I interviewed Walmart CEO Doug McMillon before the Economic Club of New York yesterday, where he discussed the company’s remarkable turnaround, with 13 straight quarters of increasing same store sales in the U.S. at a time when other brick-and-mortar retailers are struggling.

But the most memorable part of the interview was his discussion of why Walmart has increased its focus on social issues in recent years—a striking change for a company so devoted to cost cutting. McMillon traces it back to 2005, when Hurricane Katrina flooded New Orleans. The company was under intense criticism in those days, having become something of a political lightning rod. Under the leadership of CEO Lee Scott, Walmart decided to go all out to help New Orleans, throwing people, merchandise and money to aid the Big Easy.

“We were so proud of how we’d stepped up in this difficult time,” McMillon recalls. In the days that followed, Lee asked the team “what would it take for us to feel this good all the time?” The result is a Walmart that in the last decade has made a massive commitment to environmental goals, as well a $2.7 billion investment to raise wages for hourly workers.

Separately, I received my own flood of messages from CEO Daily readers who objected to my suggestion that CNN tone down the anti-Trump rhetoric. CNN “is committed to speaking truth to power,” writes J.W. Their coverage “is exactly what’s needed in times like this,” says B.J. And did you “say the same about Fox over the past 10 years?” asked J.K. (I did.)

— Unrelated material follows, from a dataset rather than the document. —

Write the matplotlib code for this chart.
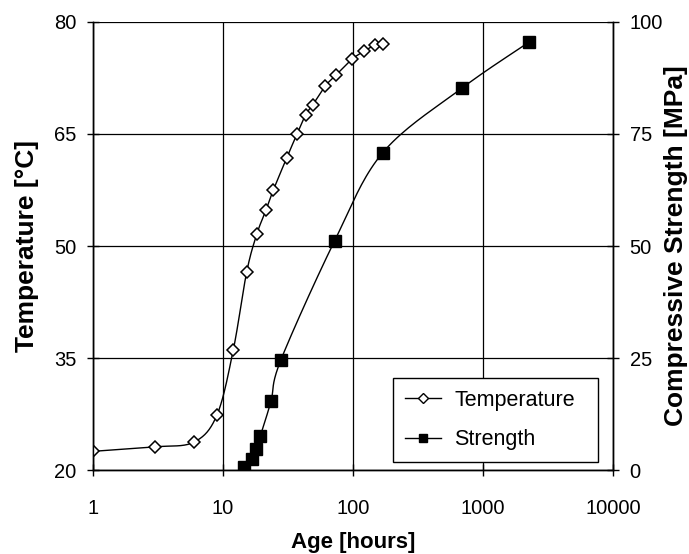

But R.B. came closest to my sentiment. “It’s not toning down that’s needed so much as it is, how about reporting some news? There is a lot going on in the world that is more important than the latest tweet.” By relentlessly focusing on presidential missteps, CNN has fed the view of many Americans that it is on a campaign against Trump, and helped undercut trust in media more generally. That’s one reason why, for instance so many Alabamans feel free to reject the Washington Post’s thoroughly reported stories on Roy Moore. What CNN is doing may be good for ratings, but it’s one more thing eroding our common ground.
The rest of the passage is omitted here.